Explores (anonymized) patient records from clinical trials data available at the clinicaltrials.gov web site.

IMDb

Contains a database of movie and TV show descriptions from imdb.com.

json and json-records files

The dataset-json and dataset-json-records projects contain project descriptors set up to ingest data in a structured JSON format. You can use these projects as a starting point for indexing your own data. See Creating a project pages for a walk-through.

The dataset-json project contains a small sample of the StackExchange data set, converted to a straightforward key-value JSON format.

The dataset-json-records project is a bit more complex because it shows how to parse JSON "record" files: a common format for various database dumps. A JSON record file is a sequence of independent JSON objects lined up contiguously in one (or more) physical files. Such format is used by, for example, Apache Drill and elasticsearch-dump. This project also demonstrates the use of JSON paths to extract key-value pairs from JSON records.

Movies

The dataset-movies example is what you should end up with after completing the tutorial demonstrating how to write a project descriptor from scratch. The source data is a JSON file with English movie titles, cast and a short overview, sourced from wikipedia-movie-data repository.

NIH research projects

This project explores summaries of research projects funded by the US National Institutes of Health, as available from NIH ExPORTER.

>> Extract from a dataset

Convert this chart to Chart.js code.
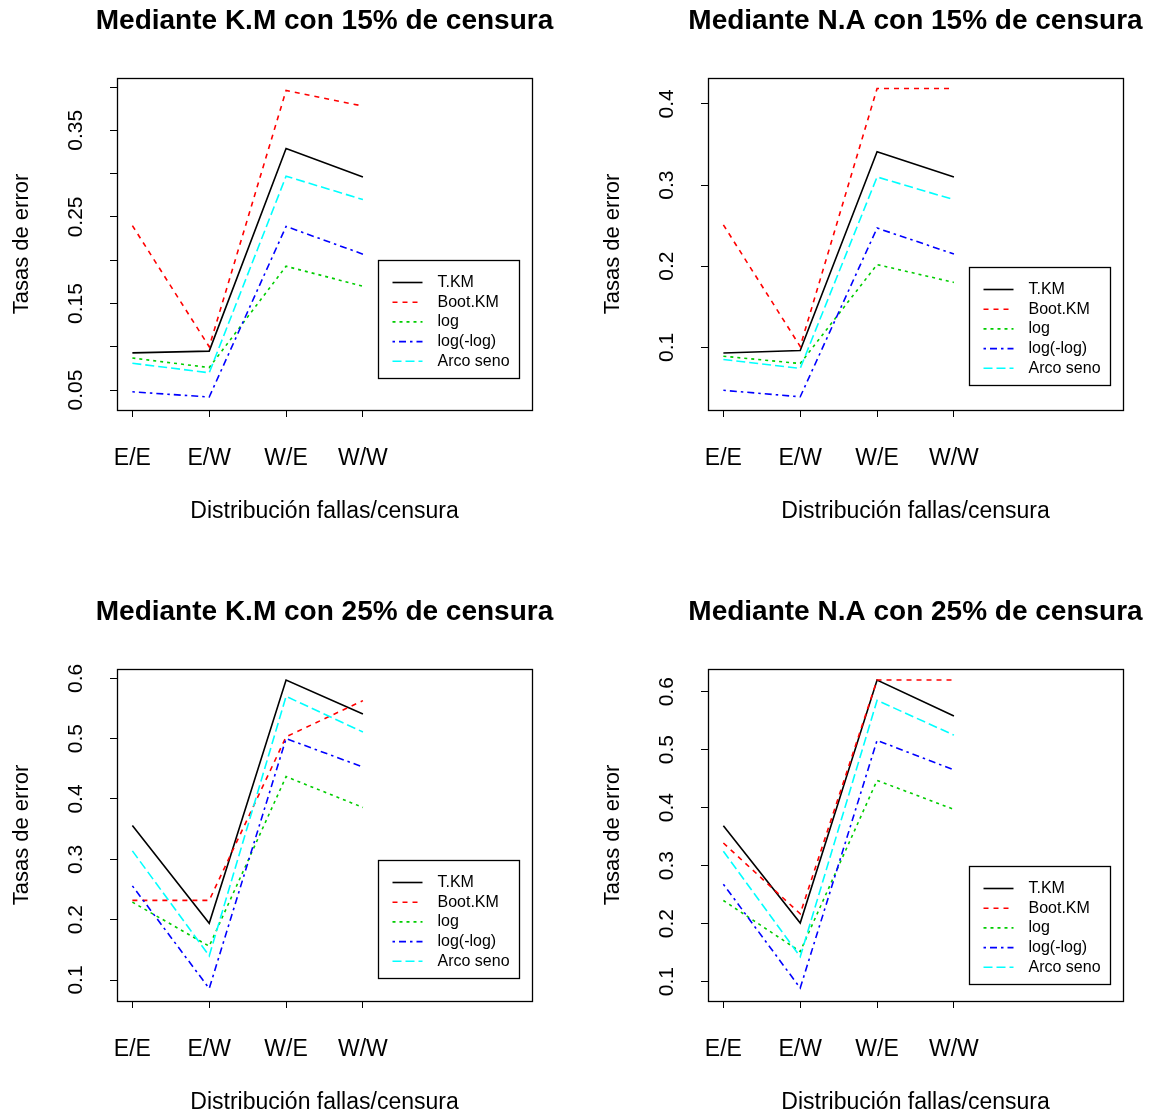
<!DOCTYPE html>
<html>
<head>
<meta charset="utf-8">
<script src="https://cdn.jsdelivr.net/npm/chart.js@4.4.1/dist/chart.umd.min.js"></script>
<style>
  body { margin: 0; background: #fff; width: 1151px; height: 1118px; position: relative; overflow: hidden; }
  canvas { position: absolute; }
</style>
</head>
<body>
<canvas id="p1" width="560" height="527" style="left:0;top:0"></canvas>
<canvas id="p2" width="560" height="527" style="left:591px;top:0"></canvas>
<canvas id="p3" width="560" height="527" style="left:0;top:591px"></canvas>
<canvas id="p4" width="560" height="527" style="left:591px;top:591px"></canvas>
<script>
const categories = ['E/E', 'E/W', 'W/E', 'W/W'];
const seriesNames = ['T.KM', 'Boot.KM', 'log', 'log(-log)', 'Arco seno'];

// Mediante K.M con 15% de censura
const km15TKM    = [0.093, 0.095, 0.329, 0.296];
const km15Boot   = [0.240, 0.100, 0.396, 0.378];
const km15Log    = [0.087, 0.076, 0.193, 0.170];
const km15LogLog = [0.048, 0.042, 0.239, 0.207];
const km15Arco   = [0.081, 0.070, 0.297, 0.270];

// Mediante N.A con 15% de censura
const na15TKM    = [0.093, 0.096, 0.341, 0.310];
const na15Boot   = [0.251, 0.101, 0.419, 0.419];
const na15Log    = [0.089, 0.080, 0.202, 0.180];
const na15LogLog = [0.047, 0.039, 0.247, 0.215];
const na15Arco   = [0.085, 0.074, 0.310, 0.282];

// Mediante K.M con 25% de censura
const km25TKM    = [0.356, 0.194, 0.597, 0.541];
const km25Boot   = [0.232, 0.232, 0.503, 0.563];
const km25Log    = [0.229, 0.156, 0.437, 0.386];
const km25LogLog = [0.256, 0.086, 0.500, 0.453];
const km25Arco   = [0.314, 0.140, 0.570, 0.511];

// Mediante N.A con 25% de censura
const na25TKM    = [0.369, 0.201, 0.620, 0.558];
const na25Boot   = [0.339, 0.217, 0.620, 0.620];
const na25Log    = [0.240, 0.152, 0.447, 0.397];
const na25LogLog = [0.268, 0.089, 0.516, 0.465];
const na25Arco   = [0.325, 0.143, 0.585, 0.525];

const yTicksKM15 = [0.05, 0.10, 0.15, 0.20, 0.25, 0.30, 0.35, 0.40];
const yLabelsKM15 = ['0.05', '0.15', '0.25', '0.35'];
const yTicksNA15 = [0.1, 0.2, 0.3, 0.4];
const yLabelsNA15 = ['0.1', '0.2', '0.3', '0.4'];
const yTicks25 = [0.1, 0.2, 0.3, 0.4, 0.5, 0.6];
const yLabels25 = ['0.1', '0.2', '0.3', '0.4', '0.5', '0.6'];

const lineColors = ['#000000', '#ff0000', '#00cd00', '#0000ff', '#00ffff'];
const lineDashes = [[], [5, 5], [3, 4], [2.5, 4, 7, 4], [9, 4]];

const FONT = '"Liberation Sans", Arial, sans-serif';
Chart.defaults.font.family = FONT;
Chart.defaults.color = '#000';

// main title centred over the plot box (R's title() does not shrink it)
const panelTitle = {
    id: 'panelTitle',
    afterDraw(chart, args, opts) {
        const { ctx, chartArea: a } = chart;
        ctx.save();
        ctx.fillStyle = '#000';
        ctx.font = 'bold 28px ' + FONT;
        ctx.textAlign = 'center';
        ctx.textBaseline = 'middle';
        ctx.fillText(opts.text, (a.left + a.right) / 2, 21);
        ctx.restore();
    }
};

// full box round the plot region, like R's box()
const boxFrame = {
    id: 'boxFrame',
    afterDraw(chart) {
        const { ctx, chartArea: a } = chart;
        ctx.save();
        ctx.strokeStyle = '#000';
        ctx.lineWidth = 1.3;
        ctx.strokeRect(Math.round(a.left) + 0.5, Math.round(a.top) + 0.5,
            Math.round(a.right - a.left), Math.round(a.bottom - a.top));
        ctx.restore();
    }
};

// legend box placed at a data coordinate (top-left corner)
const boxLegend = {
    id: 'boxLegend',
    afterDatasetsDraw(chart, args, opts) {
        const { ctx, scales: { x, y } } = chart;
        const left = Math.round(x.getPixelForValue(opts.at[0])) + 0.5;
        const top = Math.round(y.getPixelForValue(opts.at[1])) + 0.5;
        ctx.save();
        ctx.fillStyle = '#fff';
        ctx.fillRect(left, top, 141, 118);
        ctx.strokeStyle = '#000';
        ctx.lineWidth = 1.3;
        ctx.strokeRect(left, top, 141, 118);
        chart.data.datasets.forEach((ds, i) => {
            const yy = top + 22 + i * 19.7;
            ctx.strokeStyle = ds.borderColor;
            ctx.lineWidth = ds.borderWidth;
            ctx.setLineDash(ds.borderDash);
            ctx.beginPath();
            ctx.moveTo(left + 14, yy);
            ctx.lineTo(left + 44, yy);
            ctx.stroke();
            ctx.setLineDash([]);
            ctx.fillStyle = '#000';
            ctx.font = '16px ' + FONT;
            ctx.textBaseline = 'middle';
            ctx.fillText(ds.label, left + 59, yy);
        });
        ctx.restore();
    }
};

const tickGrid = { drawOnChartArea: false, drawTicks: true, tickLength: 7, color: '#000', lineWidth: 1 };

function makePanel(id, title, series, yMin, yMax, yTicks, yLabels, legendAt, yPad) {
    return new Chart(document.getElementById(id), {
        type: 'line',
        data: {
            datasets: series.map((vals, i) => ({
                label: seriesNames[i],
                data: vals.map((v, j) => ({ x: j + 1, y: v })),
                borderColor: lineColors[i],
                borderDash: lineDashes[i],
                borderWidth: 1.6,
                pointRadius: 0,
                tension: 0,
                fill: false,
                order: series.length - i
            }))
        },
        options: {
            responsive: false,
            animation: false,
            events: [],
            layout: { padding: { left: 0, right: 28, top: 78, bottom: 0 } },
            plugins: {
                legend: { display: false },
                tooltip: { enabled: false },
                title: { display: false },
                panelTitle: { text: title },
                boxLegend: { at: legendAt }
            },
            scales: {
                x: {
                    type: 'linear',
                    min: 0.8,
                    max: 6.2,
                    afterBuildTicks: s => { s.ticks = categories.map((_, j) => ({ value: j + 1 })); },
                    afterFit: s => { s.height = 117; },
                    ticks: {
                        callback: v => categories[Math.round(v) - 1],
                        font: { size: 23 },
                        color: '#000',
                        padding: 28,
                        maxRotation: 0,
                        autoSkip: false
                    },
                    grid: tickGrid,
                    border: { display: false },
                    title: {
                        display: true,
                        text: 'Distribución fallas/censura',
                        color: '#000',
                        font: { size: 23 },
                        padding: { top: 0, bottom: 1.5 }
                    }
                },
                y: {
                    type: 'linear',
                    min: yMin,
                    max: yMax,
                    afterBuildTicks: s => { s.ticks = yTicks.map(v => ({ value: v })); },
                    afterFit: s => { s.width = 117; },
                    ticks: {
                        callback: v => yLabels.find(l => Math.abs(Number(l) - v) < 1e-9) || '',
                        font: { size: 21 },
                        color: '#000',
                        minRotation: 90,
                        maxRotation: 90,
                        crossAlign: 'center',
                        padding: yPad,
                        autoSkip: false
                    },
                    grid: tickGrid,
                    border: { display: false },
                    title: {
                        display: true,
                        text: 'Tasas de error',
                        color: '#000',
                        font: { size: 22 },
                        padding: { top: 9, bottom: 0 }
                    }
                }
            }
        },
        plugins: [panelTitle, boxFrame, boxLegend]
    });
}

makePanel('p1', 'Mediante K.M con 15% de censura',
    [km15TKM, km15Boot, km15Log, km15LogLog, km15Arco],
    0.027, 0.4104, yTicksKM15, yLabelsKM15, [4.19, 0.200], 13);
makePanel('p2', 'Mediante N.A con 15% de censura',
    [na15TKM, na15Boot, na15Log, na15LogLog, na15Arco],
    0.0227, 0.432, yTicksNA15, yLabelsNA15, [4.19, 0.199], 19);
makePanel('p3', 'Mediante K.M con 25% de censura',
    [km25TKM, km25Boot, km25Log, km25LogLog, km25Arco],
    0.0652, 0.6154, yTicks25, yLabels25, [4.19, 0.299], 19);
makePanel('p4', 'Mediante N.A con 25% de censura',
    [na25TKM, na25Boot, na25Log, na25LogLog, na25Arco],
    0.0667, 0.639, yTicks25, yLabels25, [4.19, 0.2995], 19);
</script>
</body>
</html>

This project demonstrates the use of document sampling to speed up feature indexing.

NSF grants

Explores the research projects funded by the US National Science Foundation since circa 2007, as available from nsf.gov.

OHSUMED

This project contains medical article abstracts from the OHSUMED collection. The data set is rather small, but historically relevant in information retrieval.

PubMed

This project allows you to index the "open access" subset of the PubMed Central database of medical paper abstracts.

PubMed data is large. This project makes use of various techniques allowing handling large document collections, for example document sampling to speed up feature indexing.

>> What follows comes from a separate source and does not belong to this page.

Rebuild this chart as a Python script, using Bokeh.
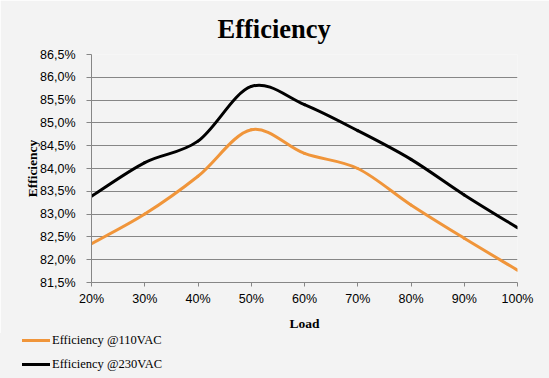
from bokeh.plotting import figure
from bokeh.models import Range1d, FixedTicker, ColumnDataSource, Div
from bokeh.layouts import column
from bokeh.embed import file_html
from bokeh.resources import INLINE

# ---- data ----
load = [20, 30, 40, 50, 60, 70, 80, 90, 100]
eff_110 = [82.35, 83.0, 83.83, 84.85, 84.33, 84.0, 83.2, 82.47, 81.77]
eff_230 = [83.39, 84.13, 84.6, 85.8, 85.4, 84.83, 84.2, 83.42, 82.7]
series_names = ["Efficiency @110VAC", "Efficiency @230VAC"]
x_ticks = [20, 30, 40, 50, 60, 70, 80, 90, 100]
x_tick_labels = ["20%", "30%", "40%", "50%", "60%", "70%", "80%", "90%", "100%"]
y_ticks = [81.5, 82.0, 82.5, 83.0, 83.5, 84.0, 84.5, 85.0, 85.5, 86.0, 86.5]
y_tick_labels = ["81,5%", "82,0%", "82,5%", "83,0%", "83,5%", "84,0%",
                 "84,5%", "85,0%", "85,5%", "86,0%", "86,5%"]

BG = "#f3f3f3"
GRID = "#868686"
ORANGE = "#F0953A"
BLACK = "#000000"
SANS = "Liberation Sans"
SERIF = "Liberation Serif"
series_colors = [ORANGE, BLACK]


def smooth_segments(xs, ys):
    """Bezier control points for an Excel-like smoothed line through the data."""
    n = len(xs)
    d = dict(x0=[], y0=[], x1=[], y1=[], cx0=[], cy0=[], cx1=[], cy1=[])
    for i in range(n - 1):
        xm, ym = (xs[i - 1], ys[i - 1]) if i > 0 else (xs[i], ys[i])
        xp, yp = (xs[i + 2], ys[i + 2]) if i + 2 < n else (xs[i + 1], ys[i + 1])
        d["x0"].append(xs[i]); d["y0"].append(ys[i])
        d["x1"].append(xs[i + 1]); d["y1"].append(ys[i + 1])
        d["cx0"].append(xs[i] + (xs[i + 1] - xm) / 6.0)
        d["cy0"].append(ys[i] + (ys[i + 1] - ym) / 6.0)
        d["cx1"].append(xs[i + 1] - (xp - xs[i]) / 6.0)
        d["cy1"].append(ys[i + 1] - (yp - ys[i]) / 6.0)
    return ColumnDataSource(d)


p = figure(width=549, height=333, output_backend="svg", toolbar_location=None,
           x_range=Range1d(20, 100), y_range=Range1d(81.5, 86.5),
           min_border_left=91, min_border_right=32, min_border_top=54, min_border_bottom=48)
p.background_fill_color = BG
p.border_fill_color = BG
p.outline_line_color = None

p.title.text = "Efficiency"
p.title.align = "left"
p.title.offset = 126
p.title.text_font = SERIF
p.title.text_font_style = "bold"
p.title.text_font_size = "26.5px"
p.title.text_color = "#000000"
p.title.standoff = 22

# axes
p.xaxis.ticker = FixedTicker(ticks=x_ticks)
p.xaxis.major_label_overrides = {t: l for t, l in zip(x_ticks, x_tick_labels)}
p.yaxis.ticker = FixedTicker(ticks=y_ticks)
p.yaxis.major_label_overrides = {t: l for t, l in zip(y_ticks, y_tick_labels)}
for ax in (p.xaxis[0], p.yaxis[0]):
    ax.axis_line_color = GRID
    ax.major_tick_line_color = GRID
    ax.major_tick_in = 0
    ax.minor_tick_line_color = None
    ax.major_label_text_font = SANS
    ax.major_label_text_font_size = "12.5px"
    ax.major_label_text_color = "#000000"
    ax.axis_label_text_font = SERIF
    ax.axis_label_text_font_style = "bold"
    ax.axis_label_text_font_size = "13.5px"
    ax.axis_label_text_color = "#000000"
p.yaxis.major_tick_out = 5
p.xaxis.major_tick_out = 4
p.yaxis.major_label_standoff = 11
p.xaxis.major_label_standoff = 5
p.xaxis.axis_label = "Load"
p.yaxis.axis_label = "Efficiency"
p.xaxis.axis_label_standoff = 7
p.yaxis.axis_label_standoff = -3

p.xgrid.grid_line_color = None
p.ygrid.grid_line_color = GRID
p.ygrid.grid_line_width = 1

for ys, col in zip([eff_110, eff_230], series_colors):
    p.bezier(x0="x0", y0="y0", x1="x1", y1="y1", cx0="cx0", cy0="cy0",
             cx1="cx1", cy1="cy1", source=smooth_segments(load, ys),
             line_color=col, line_width=3, line_cap="round")

# legend strip below the chart (HTML, real text)
rows = []
for i, (name, col) in enumerate(zip(series_names, series_colors)):
    top = i * 24
    rows.append(
        f'<div style="position:absolute;left:22px;top:{top}px;height:12px;line-height:12px;'
        f'white-space:nowrap;">'
        f'<span style="display:inline-block;width:28px;height:3px;background:{col};'
        f'vertical-align:middle;"></span>'
        f'<span style="margin-left:2px;vertical-align:middle;">{name}</span></div>')
html = (f'<div style="position:relative;width:549px;height:45px;background:{BG};'
        f'font-family:\'{SERIF}\';font-size:12.5px;color:#000;">' + "".join(rows) + '</div>')
legend_div = Div(text=html, width=549, height=45, margin=(0, 0, 0, 0),
                 styles={"background-color": BG})

layout = column(p, legend_div, spacing=0)
open("out.html", "w").write(file_html(layout, INLINE))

Data requires manual download

Due to the large size of the data set, Lingo4G does not download it automatically by default. Please see datasets/dataset-pubmed/​R​E​A​D​M​E.txt for detailed instructions.

stack exchange

Explores the content of the selected categories of StackExchange Q/A site.

By default, the project uses the superuser.com data. You can pass the -​Dstackexchange.site=<site> property to choose a different StackExchange category to process. Depending on your interests, try one or more of the following:

You can also see the full list of available sites in XML format (where Tiny​Name attribute of each record would be the value passed to stackexchange.site property) or a more human-friendly list of archived site dumps, noting that the document source automatically truncates stackexchange.com.7z suffix (to fetch outdoors.stackexchange.com.7z you should pass -​Dstackexchange.site=outdoors).

US patents

Provides access to patent grants and applications available from the US Patent and Trademark Office. Lingo4G supports parsing files from the "Patent Grant Full Text Data (No Images)" and "Patent Application Full Text Data (No Images)" sections.

This project makes use of document sampling to speed up indexing. Additionally, it sets the max​Phrases​Per​Field parameter to use only the top 160 most frequent labels per each patent field, which limits the index size and speeds up analysis with a negligible loss of results accuracy.

Data requires manual download

Due to the large size of the original data set, Lingo4G does not download it automatically by default. Please see datasets/dataset-uspto/​R​E​A​D​M​E.txt for detailed instructions on how to download the data manually.

Wikipedia

Downloads and indexes Wikipedia data dumps.

This project makes use of document sampling to speed up indexing.

Data requires manual download

Due to the large size of Wikipedia data dumps, Lingo4G does not download it automatically by default. Please see datasets/dataset-wikipedia/​R​E​A​D​M​E.txt for detailed instructions.